Mohsin Hamid on Radical Optimism

It's important to imagine critical radical optimism.

Pakistani author Mohsin Hamid is the author of "The Last White Man".

Asked by DW, "Is it an author's responsibility to create optimism?" Mohsin said:

"It's important to imagine critical radical optimism. Which is not the same as saying that the way things are going is great, we should all relax and go with the status quo. But rather to say that it's entirely possible that if we engage, we can make things better. For a long time, we thought that the task of journalism was to reveal how messed up the status quo was. If you said the status quo was great, it would mean that the powerful people who have created the status quo [would see] their power perpetuated. But now we live in a world where their status and power depend on them telling us that the status quo is a disaster. Take Donald Trump, for example: Trump being a phenomenon depends on the view that America is in a disastrous situation. If you say America is in a disastrous situation, you're actually not diminishing the power of someone like Trump, you're enhancing them.

Asked by the Chicago Tribune,  "How do you maintain optimism?", Mohsin said:

"Optimism has been like a marriage. It’s not just something that happens; it’s something you have to commit yourself to making work. You can’t just say, I don’t feel optimistic, or wait for it to come. Even in the face of real tragedy or real difficulty, we have to find a way to choose that. It’s tempting to allow ourselves to not be optimistic, to say, Oh, things are looking really bad and they’re going to get worse. That isn’t a passive position. In choosing to be “realistic” in this way, we are facilitating a world that looks like our nightmare. There is an obligation to find reasons for optimism — or to become and build the reasons for optimism."

On optimism and  the future, Mohsin has said:

"The first question when it comes to the future is, how are we going to articulate optimistic visions of the future that include everybody, that we find desirable? And that we think can actually come into existence. What's amazing about this moment in human history is the complete lack of any such visions. Instead of optimistic inclusive visions of the future, we hear nostalgic visions of the future. ISIS [another name for the so-called "Islamic State" — Editor's note] is about returning to the caliphate. Brexit is about returning to pre-EU Britain. Donald Trump wants to make America great again, the way it used to be.  When we fail to articulate optimistic new visions, we leave space for those who pedal nostalgia. Nostalgia is very dangerous — we cannot go back in time, and the old days were never as good as we thought they were. One of the important things we need to do as citizens, and certainly as writers, is to begin to imagine optimistic futures that are not nostalgic. Would a world of universal migration be terrifying for us? Yes, but a world where our grandchildren could live in Rio de Janeiro, Beijing or Lahore, if they wanted — would they find this world horrifying? Maybe not."

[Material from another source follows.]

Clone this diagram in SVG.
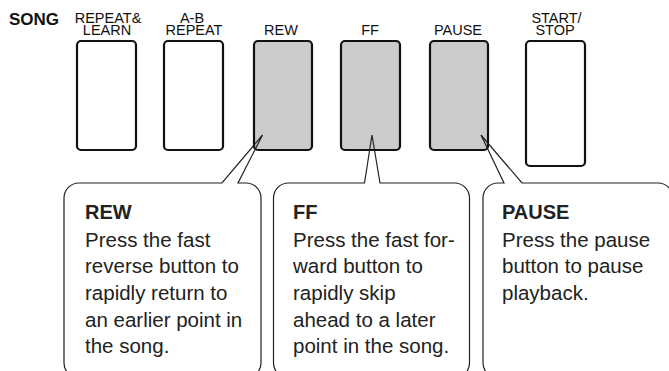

On 'naive optimism’ v ‘critical optimism', Mohsin has said:

“I think there’s a difference between a kind of ‘naive optimism’ and a ‘critical optimism. A naive optimism is the position that says ‘Look, things are just going to work out, don’t worry about it’. I think that probably is a fairly disastrous strategy. In our current moment, the environment will just sort itself out and polarisation will just sort itself out and inequality will just sort itself out. I’m not convinced that these things are going to sort themselves out.”

“critical optimism” is about recognising that we have to come up with a future that we find desirable and is “more inclusive”.

 “Because if we don’t do this, what happens is that we are left with a kind of fear of the future, that compels us towards a nostalgic politics, and that this nostalgic politics is about going back to what it was like 20 years ago, or 50 years ago, or 1000 years ago, you know, some time when there were less immigrants, or Islam was more pure, or Russia was still part of the Soviet Union.”
“It’s very important for me to not solely sound a warning about where we’re headed, but to counteract it – and begin to suggest other places to go. Because I really do fear the consequences of us not having that kind of optimism. I think that it’s a profoundly dangerous position for us to all agree that the future is terrible, and there’s nothing we can do about it.”